_Given information_:

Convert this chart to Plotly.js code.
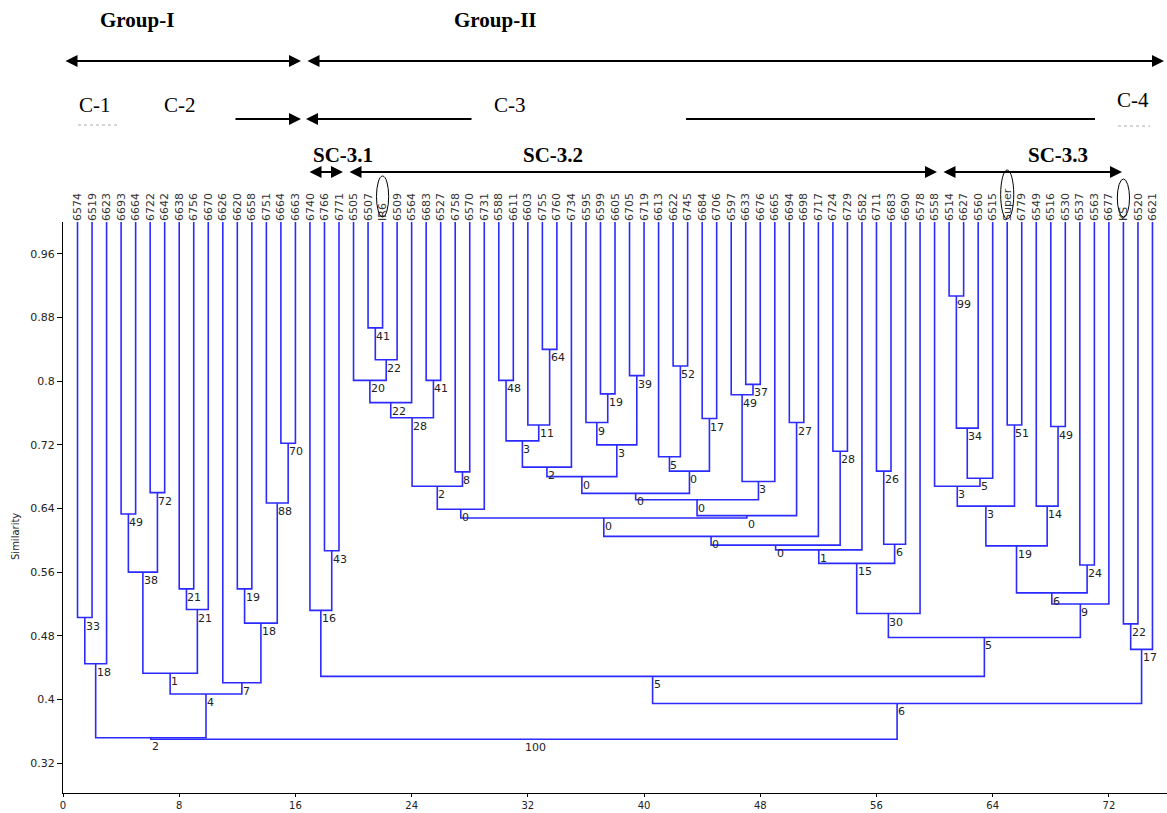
<!DOCTYPE html>
<html><head><meta charset="utf-8">
<script src="https://cdn.plot.ly/plotly-3.0.1.min.js"></script>
<style>html,body{margin:0;padding:0;background:#fff}#chart{width:1167px;height:813px}</style>
</head><body><div id="chart"></div>
<script>
// ---- DATA ----
const leafLabels = ['6574','6519','6623','6693','6664','6722','6642','6638','6756','6670',
 '6626','6620','6658','6751','6664','6663','6740','6766','6771','6505',
 '6507','IR6','6509','6564','6683','6527','6758','6570','6731','6588',
 '6611','6603','6755','6760','6734','6595','6599','6605','6705','6719',
 '6613','6622','6745','6684','6706','6597','6633','6676','6665','6694',
 '6698','6717','6724','6729','6582','6711','6683','6690','6578','6558',
 '6514','6627','6560','6515','Super','6779','6549','6516','6530','6537',
 '6563','6677','KS','6520','6621'];
// merge k joins mergeLeft[k] and mergeRight[k] (L# = leaf #, N# = merge #)
const mergeLeft = ['L1','N0','L4','L6','N2','L8','N5','N4','L12','L15','L14','N8','L11','N7','N1',
 'L18','L17','L21','N17','L20','N19','L25','N20','L27','N22','N24','L30','L33','L32','N26',
 'N29','L37','L36','L39','N32','N30','L42','L41','L44','N37','N35','L47','L46','N42','N40',
 'L50','N44','N25','N47','L53','N48','N50','L56','N52','N51','N54','L61','N56','N57','L60',
 'L65','N59','L68','L67','N61','L70','N64','N66','N55','N16','L73','N70','N69','N14'];
const mergeRight = ['L2','L3','L5','L7','N3','L9','L10','N6','L13','L16','N9','N10','N11','N12','N13',
 'L19','N15','L22','L23','N18','L24','L26','N21','L28','N23','L29','L31','L34','N27','N28',
 'L35','L38','N31','L40','N33','N34','L43','N36','L45','N38','N39','L48','N41','L49','N43',
 'L51','N45','N46','L52','L54','N49','L55','L57','L58','N53','L59','L62','L63','L64','N58',
 'L66','N60','L69','N62','N63','L71','N65','L72','N67','N68','L74','L75','N71','N72'];
const mergeSim = [0.503,0.445,0.633,0.660,0.560,0.539,0.513,0.433,0.539,0.722,0.647,0.496,0.421,0.407,0.352,
 0.587,0.512,0.867,0.827,0.801,0.773,0.801,0.754,0.686,0.668,0.639,0.801,0.840,0.745,0.725,
 0.692,0.784,0.748,0.807,0.720,0.680,0.819,0.705,0.753,0.687,0.659,0.796,0.783,0.674,0.651,
 0.748,0.631,0.628,0.605,0.712,0.594,0.588,0.687,0.595,0.571,0.508,0.907,0.741,0.678,0.668,
 0.745,0.643,0.743,0.643,0.593,0.569,0.534,0.520,0.478,0.429,0.495,0.463,0.395,0.350];
const mergeBoot = [33,18,49,72,38,21,21,1,19,70,88,18,7,4,2,
 43,16,41,22,20,22,41,28,8,2,0,48,64,11,3,
 2,19,9,39,3,0,52,5,17,0,0,37,49,3,0,
 27,0,0,0,28,0,1,26,6,15,30,99,34,5,3,
 51,3,49,14,19,24,6,9,5,5,22,17,6,100];
const yTickVals = [0.32,0.40,0.48,0.56,0.64,0.72,0.80,0.88,0.96];
const yTickText = ['0.32','0.4','0.48','0.56','0.64','0.72','0.8','0.88','0.96'];
const xTickVals = [0,8,16,24,32,40,48,56,64,72];

// ---- BUILD ----
const W = 1167, H = 813, L = 63, R = 1167, T = 222, B = 793;
const yTop = 1.0, yBot = 0.28 + 2 / 795.8;
const px = X => (X - L) / (R - L);
const py = Y => (B - Y) / (B - T);

const nodeX = {}, nodeTop = {};
const leafX = leafLabels.map((_, i) => i + 1);
leafX.forEach((x, i) => { nodeX['L' + (i + 1)] = x; nodeTop['L' + (i + 1)] = yTop; });
const lx = [], ly = [];
const annotations = [];
const lblFont = {family: 'DejaVu Sans, Verdana, sans-serif', size: 11, color: '#222'};
mergeSim.forEach((s, k) => {
  const a = mergeLeft[k], b = mergeRight[k];
  const xa = nodeX[a], xb = nodeX[b];
  lx.push(xa, xa, xb, xb, null);
  ly.push(nodeTop[a], s, s, nodeTop[b], null);
  const xm = (xa + xb) / 2;
  nodeX['N' + k] = xm; nodeTop['N' + k] = s;
  annotations.push({xref: 'x', yref: 'y', x: xm, y: s, text: String(mergeBoot[k]),
    showarrow: false, xanchor: 'left', yanchor: 'top', yshift: -1, borderpad: 0, font: lblFont});
});

const serif = 'Liberation Serif, Times New Roman, serif';
function txt(t, X, Y, bold) {
  annotations.push({xref: 'paper', yref: 'paper', x: px(X), y: py(Y), text: bold ? '<b>' + t + '</b>' : t,
    showarrow: false, xanchor: 'center', yanchor: 'middle', font: {family: serif, size: 21, color: '#000'}});
}
txt('Group-I', 137, 20, true);
txt('Group-II', 495, 20, true);
txt('C-1', 95, 105, false);
txt('C-2', 180, 105, false);
txt('C-3', 510, 105, false);
txt('C-4', 1133, 100, false);
txt('SC-3.1', 343, 155, true);
txt('SC-3.2', 553, 155, true);
txt('SC-3.3', 1058, 155, true);

function arrow(headX, tailX, Y, side) {
  annotations.push({xref: 'paper', yref: 'paper', x: px(headX), y: py(Y), ax: tailX - headX, ay: 0,
    axref: 'pixel', ayref: 'pixel', text: '', showarrow: true, arrowhead: 2, arrowsize: 1.2,
    arrowwidth: 2, arrowcolor: '#000', arrowside: side, standoff: 0, startstandoff: 0});
}
arrow(301, 64, 61, 'end+start');
arrow(1164, 306, 61, 'end+start');
arrow(301, 234, 119, 'end');
arrow(306, 473, 119, 'end');
arrow(343, 308, 172, 'end+start');
arrow(937, 348, 172, 'end+start');
arrow(1122, 942, 172, 'end+start');

annotations.push({xref: 'paper', yref: 'paper', x: px(15), y: py(537), text: 'Similarity', textangle: -90,
  showarrow: false, xanchor: 'center', yanchor: 'middle', font: {family: 'DejaVu Sans, sans-serif', size: 10, color: '#222'}});

const shapes = [
  {type: 'line', xref: 'paper', yref: 'paper', x0: px(686), x1: px(1095), y0: py(119), y1: py(119), line: {color: '#000', width: 2}},
  {type: 'line', xref: 'paper', yref: 'paper', x0: px(78), x1: px(120), y0: py(125), y1: py(125), line: {color: '#c8c8c8', width: 1.5, dash: 'dot'}},
  {type: 'line', xref: 'paper', yref: 'paper', x0: px(1118), x1: px(1150), y0: py(126), y1: py(126), line: {color: '#c8c8c8', width: 1.5, dash: 'dot'}},
  {type: 'circle', xref: 'x', yref: 'paper', x0: 22 - 0.42, x1: 22 + 0.42, y0: py(217), y1: py(176), line: {color: '#000', width: 1}},
  {type: 'circle', xref: 'x', yref: 'paper', x0: 65 - 0.45, x1: 65 + 0.45, y0: py(219), y1: py(170), line: {color: '#000', width: 1}},
  {type: 'circle', xref: 'x', yref: 'paper', x0: 73 - 0.42, x1: 73 + 0.42, y0: py(217), y1: py(179), line: {color: '#000', width: 1}}
];

const traces = [
  {x: lx, y: ly, mode: 'lines', line: {color: '#2b2bff', width: 1.6}, hoverinfo: 'skip', showlegend: false},
  {x: leafX, y: leafX.map(() => yTop), xaxis: 'x2', yaxis: 'y', mode: 'markers', marker: {opacity: 0}, hoverinfo: 'skip', showlegend: false}
];

const axFont = {family: 'DejaVu Sans, Verdana, sans-serif', size: 11, color: '#222'};
const layout = {
  width: W, height: H,
  margin: {l: L, r: W - R, t: T, b: H - B, pad: 0},
  paper_bgcolor: '#fff', plot_bgcolor: '#fff',
  showlegend: false,
  xaxis: {range: [0, 76], tickvals: xTickVals, ticks: 'outside', ticklen: 3, tickcolor: '#000',
    showline: true, linecolor: '#000', linewidth: 1, showgrid: false, zeroline: false,
    tickfont: {family: 'DejaVu Sans, Verdana, sans-serif', size: 10, color: '#222'}},
  xaxis2: {range: [0, 76], overlaying: 'x', side: 'top', anchor: 'y', tickvals: leafX, ticktext: leafLabels,
    tickangle: -90, ticks: '', showline: false, showgrid: false, zeroline: false,
    tickfont: {family: 'DejaVu Sans, Verdana, sans-serif', size: 11, color: '#333'}},
  yaxis: {range: [yBot, yTop], tickvals: yTickVals, ticktext: yTickText, ticks: 'outside', ticklen: 5, tickcolor: '#000',
    showline: true, linecolor: '#000', linewidth: 1, showgrid: false, zeroline: false, tickfont: axFont},
  annotations: annotations,
  shapes: shapes
};
Plotly.newPlot('chart', traces, layout, {displayModeBar: false, staticPlot: true});
</script>
</body></html>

_Problem to solve_: Return all lines of the material above in which the word "chart" occurs.

_Task result_:
Convert this chart to Plotly.js code.
<style>html,body{margin:0;padding:0;background:#fff}#chart{width:1167px;height:813px}</style>
</head><body><div id="chart"></div>
Plotly.newPlot('chart', traces, layout, {displayModeBar: false, staticPlot: true});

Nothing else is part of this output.